Maintenance Guide for Air Classifiers
A service technician should check these 10 items to help identify and fix problems with air classifiers.
by William Chapman and William MacNeil
Air classifiers are normally employed when dry material particle size for separation is too fine for screening. The beauty of an air classification system is that it defeats the blinding and breaking issues associated with screening. The most significant advantage is its dry process for de-dusting aggregates. This can, ultimately, eliminate the need for water or settling ponds; saving money, land, and the environment.
Air classifiers work by combining the principles of centrifugal and drag force, collision, and gravity to generate a balanced high-precision method of classifying particles according to size and density.
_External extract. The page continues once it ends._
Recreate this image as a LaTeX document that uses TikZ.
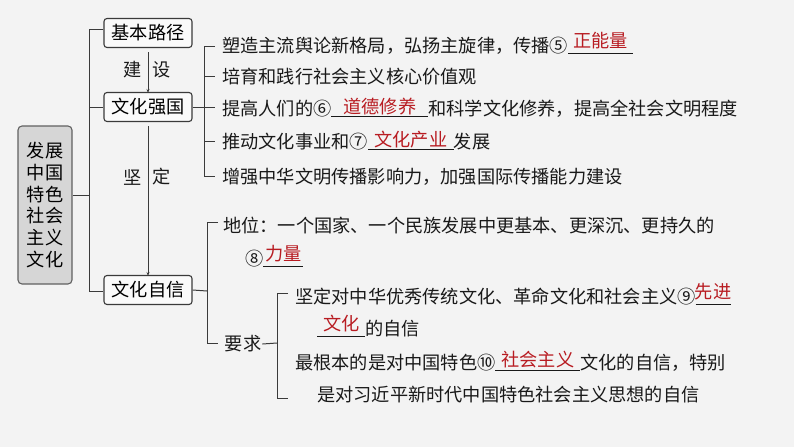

While density does play a role in air classifier separation, the internal air currents are mostly affected by the overall mass and weight of the particles in the feed. Lighter and smaller particles are removed by the airflow, while heavier and larger particles are not entrained in the airflow. If the lower-density material also has a finer particle size, then air classifiers can be very effective. However, large particles with low density can have a similar mass and weight as some small particles with high density. This can reduce the effectiveness of an air classifier’s density separation.
Even though air classifiers are rugged by design, they do require a degree of maintenance to keep them running at peak performance.
Here are 10 items to look at that will enable a technician to better identify any problems being experienced or allow for an in-house fix.
1 Proper venting.
Is the “fines” side of the classifier properly vented? Plenty of dust to contend with results from improper venting. The fines side of the classifier has positive air pressure, so you want to be able to vent or remove it to prevent dusting. In quarry applications, the venting can be eliminated, because dusting can be controlled with fine water mist.
2 Selector blade adjustment.
Is the clearance between the selector blades and the inside drum cover correct to specifications in the owner’s manual? It is one of the most common problems encountered by service technicians. It is very important to maintain a proper gap between the top of the selector blades and the underside of the drum cover; the general rule of thumb is 1/4 inch or as close as you can get without contact. An excessive gap will result in unwanted oversize particles in the fines fraction.
3 Feed rate.
Are you over feeding or under feeding the classifier? Whether you employ inclined belts, screw feeders, or air slides, it is important to maintain relative consistency in the feed rate. Material-to-air-flow ratio can have dramatic effects on classifier efficiency.
4 Excessive wear.
Check the internal areas of the classifier for wear. If you discover any holes, then your material could start to migrate between the fines and coarse side of the classifier by sheer gravity. This will obviously throw your product out of spec.